Does working in academically diverse groups influence student perceptions?

Montana Samantzis, Kay Colthorpe, Louise Ainscough, Judit Kibedi


Group work is a vital part of university education as it fosters collaboration and teamwork skills, which prepares students for the workforce (Gatfield, 1999). Students learning in small groups have higher achievement and more positive views about group work than students working individually (Almond, 2009). However, perceptions and outcomes of students working in groups of similar (homogeneous) or mixed (heterogeneous) academic ability may differ (Donovan, Connell & Grunspan, 2018).

In this study, undergraduate science students (n=153) completing group tasks in self-selected, academically homogeneous or heterogeneous groups were asked if their perceptions of group work changed over the semester, and to identify beneficial and non-beneficial aspects of group work.
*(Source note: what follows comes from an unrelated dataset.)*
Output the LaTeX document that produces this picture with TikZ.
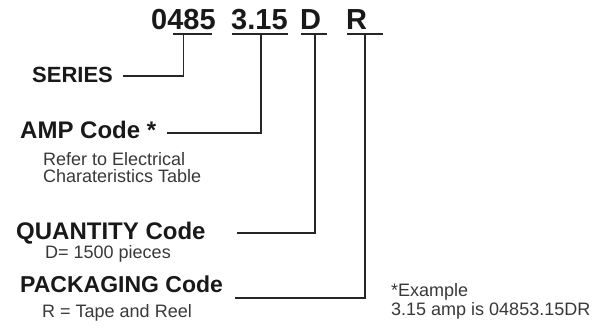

Most students (80%) reported their perceptions of group work improved over the semester. Beneficial aspects included valuing different perspectives and developing understanding, but aspects were reported similarly by both group types. More students in homogeneous (98%) than heterogeneous groups (85%, p<0.05) reported non-beneficial aspects. Both reported lack of contributions by group members as the major issue, while more students in heterogeneous groups identified differing opinions as a problem. Surprisingly, students in both group types performed similarly. Together, these findings suggest experiences of group work are more impactful than academic groupings.